TASK
From the records below, please print only the lines from the one containing "Write a Python" through the one containing "x2=alt.value(978), y=alt.value(-31), y2=alt.value(620))", both included. Skip the pictures.

(Excerpt from a dataset)
------------
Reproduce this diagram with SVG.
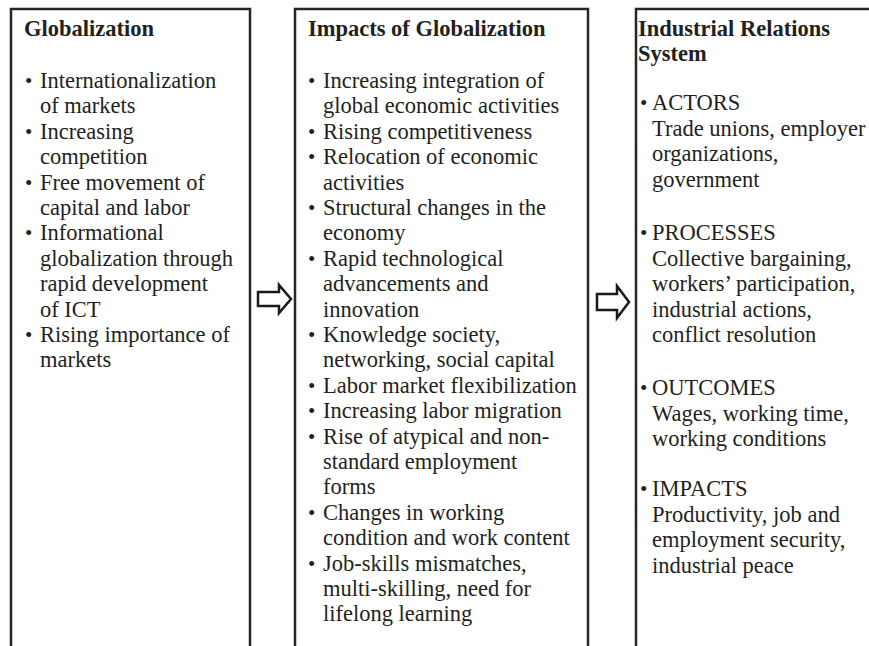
<svg xmlns="http://www.w3.org/2000/svg" width="869" height="646" viewBox="0 0 869 646">
  <style>
    .box { fill: #ffffff; stroke: #262626; stroke-width: 2.5; }
    .t { font-family: "Liberation Serif", "Times New Roman", serif; font-size: 22.5px; fill: #231f20; }
    .h { font-family: "Liberation Serif", "Times New Roman", serif; font-size: 22.5px; font-weight: bold; fill: #231f20; }
    .b { font-family: "Liberation Serif", "Times New Roman", serif; font-size: 21px; fill: #231f20; }
    .arrow { fill: #ffffff; stroke: #1a1a1a; stroke-width: 2.5; stroke-linejoin: miter; }
  </style>
  <rect width="869" height="646" fill="#ffffff"/>

  <!-- Column 1 -->
  <g id="globalization">
    <rect class="box" x="11" y="9" width="239" height="700"/>
    <text class="h" x="24" y="36">Globalization</text>
    <text class="b" x="25" y="88">•</text>
    <text class="t" x="40" y="88">Internationalization</text>
    <text class="t" x="40" y="113.4">of markets</text>
    <text class="b" x="25" y="138.8">•</text>
    <text class="t" x="40" y="138.8">Increasing</text>
    <text class="t" x="40" y="164.2">competition</text>
    <text class="b" x="25" y="189.6">•</text>
    <text class="t" x="40" y="189.6">Free movement of</text>
    <text class="t" x="40" y="215">capital and labor</text>
    <text class="b" x="25" y="240.4">•</text>
    <text class="t" x="40" y="240.4">Informational</text>
    <text class="t" x="40" y="265.8">globalization through</text>
    <text class="t" x="40" y="291.2">rapid development</text>
    <text class="t" x="40" y="316.6">of ICT</text>
    <text class="b" x="25" y="342">•</text>
    <text class="t" x="40" y="342">Rising importance of</text>
    <text class="t" x="40" y="367.4">markets</text>
  </g>

  <!-- Column 2 -->
  <g id="impacts">
    <rect class="box" x="295" y="9" width="293" height="700"/>
    <text class="h" x="308" y="36">Impacts of Globalization</text>
    <text class="b" x="308" y="88">•</text>
    <text class="t" x="323" y="88">Increasing integration of</text>
    <text class="t" x="323" y="113.4">global economic activities</text>
    <text class="b" x="308" y="138.8">•</text>
    <text class="t" x="323" y="138.8">Rising competitiveness</text>
    <text class="b" x="308" y="164.2">•</text>
    <text class="t" x="323" y="164.2">Relocation of economic</text>
    <text class="t" x="323" y="189.6">activities</text>
    <text class="b" x="308" y="215">•</text>
    <text class="t" x="323" y="215">Structural changes in the</text>
    <text class="t" x="323" y="240.4">economy</text>
    <text class="b" x="308" y="265.8">•</text>
    <text class="t" x="323" y="265.8">Rapid technological</text>
    <text class="t" x="323" y="291.2">advancements and</text>
    <text class="t" x="323" y="316.6">innovation</text>
    <text class="b" x="308" y="342">•</text>
    <text class="t" x="323" y="342">Knowledge society,</text>
    <text class="t" x="323" y="367.4">networking, social capital</text>
    <text class="b" x="308" y="392.8">•</text>
    <text class="t" x="323" y="392.8">Labor market flexibilization</text>
    <text class="b" x="308" y="418.2">•</text>
    <text class="t" x="323" y="418.2">Increasing labor migration</text>
    <text class="b" x="308" y="443.6">•</text>
    <text class="t" x="323" y="443.6">Rise of atypical and non-</text>
    <text class="t" x="323" y="469">standard employment</text>
    <text class="t" x="323" y="494.4">forms</text>
    <text class="b" x="308" y="519.8">•</text>
    <text class="t" x="323" y="519.8">Changes in working</text>
    <text class="t" x="323" y="545.2">condition and work content</text>
    <text class="b" x="308" y="570.6">•</text>
    <text class="t" x="323" y="570.6">Job-skills mismatches,</text>
    <text class="t" x="323" y="596">multi-skilling, need for</text>
    <text class="t" x="323" y="621.4">lifelong learning</text>
  </g>

  <!-- Column 3 -->
  <g id="industrial-relations">
    <rect class="box" x="636" y="9" width="260" height="700"/>
    <text class="h" x="638" y="36">Industrial Relations</text>
    <text class="h" x="638" y="61">System</text>
    <text class="b" x="640" y="110">•</text>
    <text class="t" x="652" y="110">ACTORS</text>
    <text class="t" x="652" y="135.5">Trade unions, employer</text>
    <text class="t" x="652" y="161">organizations,</text>
    <text class="t" x="652" y="186.5">government</text>
    <text class="b" x="640" y="240">•</text>
    <text class="t" x="652" y="240">PROCESSES</text>
    <text class="t" x="652" y="265.5">Collective bargaining,</text>
    <text class="t" x="652" y="291">workers’ participation,</text>
    <text class="t" x="652" y="316.5">industrial actions,</text>
    <text class="t" x="652" y="342">conflict resolution</text>
    <text class="b" x="640" y="395">•</text>
    <text class="t" x="652" y="395">OUTCOMES</text>
    <text class="t" x="652" y="420.5">Wages, working time,</text>
    <text class="t" x="652" y="446">working conditions</text>
    <text class="b" x="640" y="496">•</text>
    <text class="t" x="652" y="496">IMPACTS</text>
    <text class="t" x="652" y="521.5">Productivity, job and</text>
    <text class="t" x="652" y="547">employment security,</text>
    <text class="t" x="652" y="572.5">industrial peace</text>
  </g>

  <!-- Connectors: hollow block arrows -->
  <g id="connectors">
    <path class="arrow" d="M258,292 H279 V285 L291,299 L279,313 V306 H258 Z"/>
    <path class="arrow" d="M597,294 H617 V286 L629,302 L617,318 V310 H597 Z"/>
  </g>
</svg>
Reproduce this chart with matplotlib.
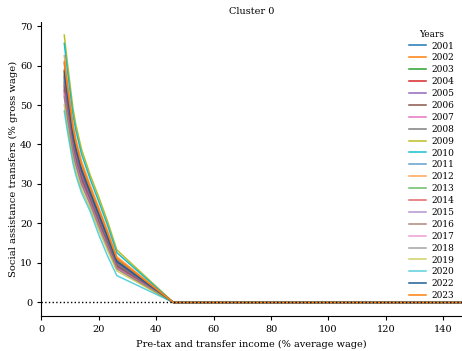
import matplotlib
matplotlib.use("Agg")
import matplotlib.pyplot as plt

plt.rcParams["font.family"] = ["DejaVu Serif"]

# Income grid (% of average wage)
income = [8, 9, 10, 11, 12, 14, 17, 20, 23, 26.3, 46, 150]

years = ["2001", "2002", "2003", "2004", "2005", "2006", "2007", "2008",
         "2009", "2010", "2011", "2012", "2013", "2014", "2015", "2016",
         "2017", "2018", "2019", "2020", "2022", "2023"]

# Social assistance transfers (% gross wage) per year
sa_2001 = [57.0, 51.5, 46.5, 41.5, 38.0, 32.7, 27.2, 21.6, 16.1, 10.0, 0, 0]
sa_2002 = [59.0, 53.3, 48.1, 43.0, 39.3, 33.8, 28.2, 22.5, 16.9, 10.6, 0, 0]
sa_2003 = [56.0, 50.6, 45.7, 40.8, 37.3, 32.1, 26.7, 21.1, 15.7, 9.7, 0, 0]
sa_2004 = [55.0, 49.7, 44.9, 40.0, 36.7, 31.6, 26.2, 20.7, 15.3, 9.4, 0, 0]
sa_2005 = [54.0, 48.8, 44.0, 39.3, 36.0, 31.0, 25.8, 20.2, 14.8, 9.1, 0, 0]
sa_2006 = [53.5, 48.4, 43.7, 39.0, 35.7, 30.7, 25.5, 20.0, 14.7, 9.0, 0, 0]
sa_2007 = [52.5, 47.4, 42.8, 38.2, 35.0, 30.1, 25.1, 19.5, 14.2, 8.6, 0, 0]
sa_2008 = [55.5, 50.2, 45.3, 40.4, 37.0, 31.8, 26.5, 20.9, 15.4, 9.5, 0, 0]
sa_2009 = [67.7, 61.2, 55.2, 49.3, 45.1, 38.8, 32.3, 26.7, 20.7, 13.3, 0, 0]
sa_2010 = [65.6, 59.3, 53.5, 47.8, 43.7, 37.6, 31.3, 25.6, 19.7, 12.6, 0, 0]
sa_2011 = [60.5, 54.6, 49.3, 44.0, 40.3, 34.7, 28.9, 23.2, 17.5, 11.0, 0, 0]
sa_2012 = [62.5, 56.4, 51.0, 45.5, 41.6, 35.8, 29.8, 24.1, 18.3, 11.6, 0, 0]
sa_2013 = [58.0, 52.4, 47.3, 42.2, 38.7, 33.3, 27.7, 22.1, 16.5, 10.3, 0, 0]
sa_2014 = [57.5, 52.0, 46.9, 41.9, 38.3, 33.0, 27.4, 21.9, 16.4, 10.2, 0, 0]
sa_2015 = [56.5, 51.0, 46.1, 41.1, 37.7, 32.4, 27.0, 21.4, 15.9, 9.9, 0, 0]
sa_2016 = [54.5, 49.2, 44.5, 39.7, 36.3, 31.3, 26.0, 20.5, 15.1, 9.3, 0, 0]
sa_2017 = [53.0, 47.9, 43.2, 38.6, 35.3, 30.4, 25.3, 19.7, 14.4, 8.8, 0, 0]
sa_2018 = [52.0, 47.0, 42.4, 37.8, 34.7, 29.8, 24.8, 19.2, 14.0, 8.5, 0, 0]
sa_2019 = [50.0, 45.2, 40.8, 36.4, 33.3, 28.7, 23.9, 18.4, 13.3, 8.0, 0, 0]
sa_2020 = [48.5, 43.8, 39.6, 35.3, 32.3, 27.8, 23.1, 17.2, 11.9, 6.8, 0, 0]
sa_2022 = [58.5, 52.8, 47.7, 42.6, 39.0, 33.6, 27.9, 22.3, 16.7, 10.4, 0, 0]
sa_2023 = [61.0, 55.1, 49.8, 44.4, 40.7, 35.0, 29.1, 23.5, 17.8, 11.2, 0, 0]

series = [sa_2001, sa_2002, sa_2003, sa_2004, sa_2005, sa_2006, sa_2007,
          sa_2008, sa_2009, sa_2010, sa_2011, sa_2012, sa_2013, sa_2014,
          sa_2015, sa_2016, sa_2017, sa_2018, sa_2019, sa_2020, sa_2022,
          sa_2023]

tab10 = plt.get_cmap("tab10").colors

fig = plt.figure(figsize=(4.62, 3.51), dpi=100)
ax = fig.add_axes([0.0894, 0.100, 0.9106, 0.836])

for i, (yr, vals) in enumerate(zip(years, series)):
    color = tab10[i % 10]
    alpha = 0.7 if 10 <= i < 20 else 1.0
    if yr == "2022":
        color = "#1d5f94"
    ax.plot(income, vals, color=color, alpha=alpha, lw=1.1, label=yr)

ax.axhline(0, color="black", ls=":", lw=1.0, zorder=5)

ax.set_xlim(0, 146.5)
ax.set_ylim(-3.4, 70.9)
ax.set_xticks(range(0, 141, 20))
ax.set_yticks(range(0, 71, 10))
ax.tick_params(labelsize=7, length=3, width=0.8)
ax.spines["top"].set_visible(False)
ax.spines["right"].set_visible(False)

ax.set_title("Cluster 0", fontsize=7, pad=6)
ax.set_xlabel("Pre-tax and transfer income (% average wage)", fontsize=7)
ax.set_ylabel("Social assistance transfers (% gross wage)", fontsize=7.2,
              labelpad=1.5)

leg = ax.legend(title="Years", loc="upper right", frameon=False,
                fontsize=6.5, title_fontsize=6.5, handlelength=1.9,
                handletextpad=0.6, labelspacing=0.32, borderaxespad=0.4)

fig.savefig("out.png", dpi=100)
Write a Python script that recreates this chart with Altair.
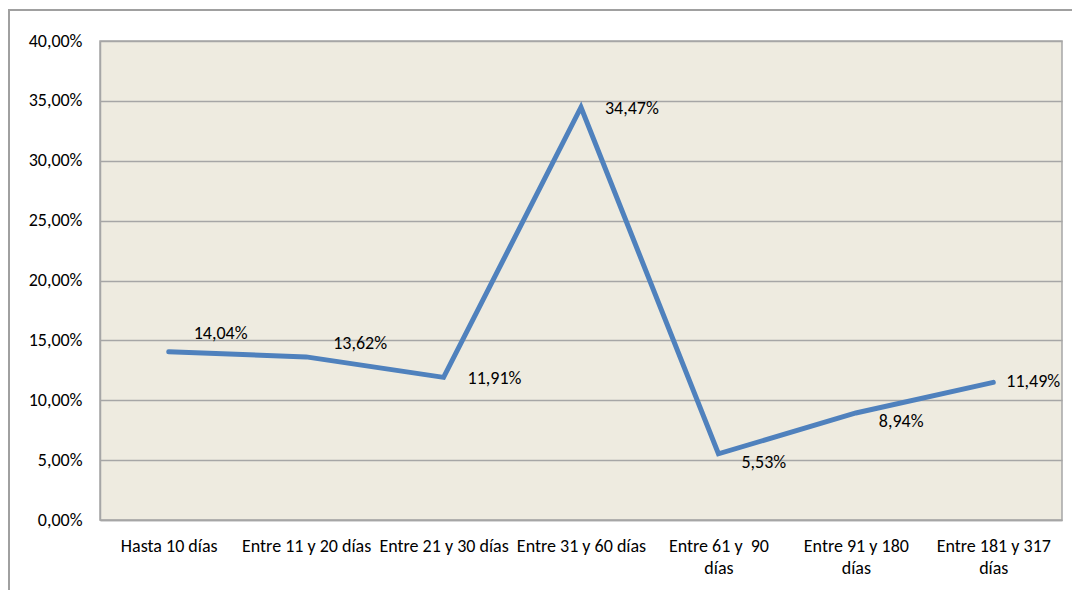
import altair as alt
import pandas as pd

categories = ["Hasta 10 días", "Entre 11 y 20 días", "Entre 21 y 30 días",
              "Entre 31 y 60 días", "Entre 61 y  90 días", "Entre 91 y 180 días",
              "Entre 181 y 317 días"]
values = [0.1404, 0.1362, 0.1191, 0.3447, 0.0553, 0.0894, 0.1149]
labels = ["14,04%", "13,62%", "11,91%", "34,47%", "5,53%", "8,94%", "11,49%"]

df = pd.DataFrame({"cat": categories, "val": values, "lab": labels,
                   "idx": list(range(len(categories)))})

FONT = "Carlito, Liberation Sans Narrow, Roboto, sans-serif"
FS = 18

x = alt.X("cat:N", sort=categories, title=None,
          scale=alt.Scale(padding=0.5),
          axis=alt.Axis(labelAngle=0, labelFont=FONT, labelFontSize=FS,
                        labelColor="#000000", labelPadding=17, ticks=False,
                        domain=True, domainColor="#A6A6A6", domainWidth=1.5,
                        labelLimit=300, labelOverlap=False,
                        labelExpr="indexof(datum.label, '61') >= 0 ? ['Entre 61 y \u00a090', 'días'] : indexof(datum.label, '91') >= 0 ? ['Entre 91 y 180', 'días'] : indexof(datum.label, '181') >= 0 ? ['Entre 181 y 317', 'días'] : datum.label",
                        labelLineHeight=22))
y = alt.Y("val:Q", title=None,
          scale=alt.Scale(domain=[0, 0.4], nice=False),
          axis=alt.Axis(values=[0, 0.05, 0.1, 0.15, 0.2, 0.25, 0.3, 0.35, 0.4],
                        labelExpr="replace(format(datum.value, '.2%'), '.', ',')",
                        labelFont=FONT, labelFontSize=FS, labelColor="#000000",
                        labelPadding=18, ticks=False, domain=True,
                        domainColor="#A6A6A6", domainWidth=1.5,
                        grid=True, gridColor="#A6A6A6", gridWidth=1.5))

base = alt.Chart(df)

frame = base.mark_rect(fill="transparent", stroke="#A0A0A0", strokeWidth=1.5,
                       clip=False).encode(
    x=alt.value(-91), x2=alt.value(978), y=alt.value(-31), y2=alt.value(620))

line = base.mark_line(color="#4F81BD", strokeWidth=5, strokeCap="round",
                      strokeJoin="miter").encode(x=x, y=y)

def lab(idxs, dx, dy):
    return base.transform_filter(
        alt.FieldOneOfPredicate(field="idx", oneOf=idxs)
    ).mark_text(align="left", baseline="middle", dx=dx, dy=dy, font=FONT,
                fontSize=FS, color="#000000").encode(
        x=alt.X("cat:N", sort=categories, scale=alt.Scale(padding=0.5)),
        y="val:Q", text="lab:N")

texts = [lab([0], 25, -18), lab([1], 27, -13), lab([2, 3], 24, 2),
         lab([4, 5], 23, 9), lab([6], 13, 0)]

chart = alt.layer(frame, line, *texts).properties(
    width=962, height=479,
    padding={"left": 92, "top": 33, "right": 10, "bottom": 70},
    autosize=alt.AutoSizeParams(type="none"),
    background="#FFFFFF",
).configure_view(fill="#EEEBE0", stroke="#A6A6A6", strokeWidth=1.5)

chart.save("out.html", embed_options={"renderer": "svg", "actions": False})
------------
SOLUTION TO THE EXERCISE
Write a Python script that recreates this chart with Altair.
import altair as alt
import pandas as pd

categories = ["Hasta 10 días", "Entre 11 y 20 días", "Entre 21 y 30 días",
              "Entre 31 y 60 días", "Entre 61 y  90 días", "Entre 91 y 180 días",
              "Entre 181 y 317 días"]
values = [0.1404, 0.1362, 0.1191, 0.3447, 0.0553, 0.0894, 0.1149]
labels = ["14,04%", "13,62%", "11,91%", "34,47%", "5,53%", "8,94%", "11,49%"]

df = pd.DataFrame({"cat": categories, "val": values, "lab": labels,
                   "idx": list(range(len(categories)))})

FONT = "Carlito, Liberation Sans Narrow, Roboto, sans-serif"
FS = 18

x = alt.X("cat:N", sort=categories, title=None,
          scale=alt.Scale(padding=0.5),
          axis=alt.Axis(labelAngle=0, labelFont=FONT, labelFontSize=FS,
                        labelColor="#000000", labelPadding=17, ticks=False,
                        domain=True, domainColor="#A6A6A6", domainWidth=1.5,
                        labelLimit=300, labelOverlap=False,
                        labelExpr="indexof(datum.label, '61') >= 0 ? ['Entre 61 y \u00a090', 'días'] : indexof(datum.label, '91') >= 0 ? ['Entre 91 y 180', 'días'] : indexof(datum.label, '181') >= 0 ? ['Entre 181 y 317', 'días'] : datum.label",
                        labelLineHeight=22))
y = alt.Y("val:Q", title=None,
          scale=alt.Scale(domain=[0, 0.4], nice=False),
          axis=alt.Axis(values=[0, 0.05, 0.1, 0.15, 0.2, 0.25, 0.3, 0.35, 0.4],
                        labelExpr="replace(format(datum.value, '.2%'), '.', ',')",
                        labelFont=FONT, labelFontSize=FS, labelColor="#000000",
                        labelPadding=18, ticks=False, domain=True,
                        domainColor="#A6A6A6", domainWidth=1.5,
                        grid=True, gridColor="#A6A6A6", gridWidth=1.5))

base = alt.Chart(df)

frame = base.mark_rect(fill="transparent", stroke="#A0A0A0", strokeWidth=1.5,
                       clip=False).encode(
    x=alt.value(-91), x2=alt.value(978), y=alt.value(-31), y2=alt.value(620))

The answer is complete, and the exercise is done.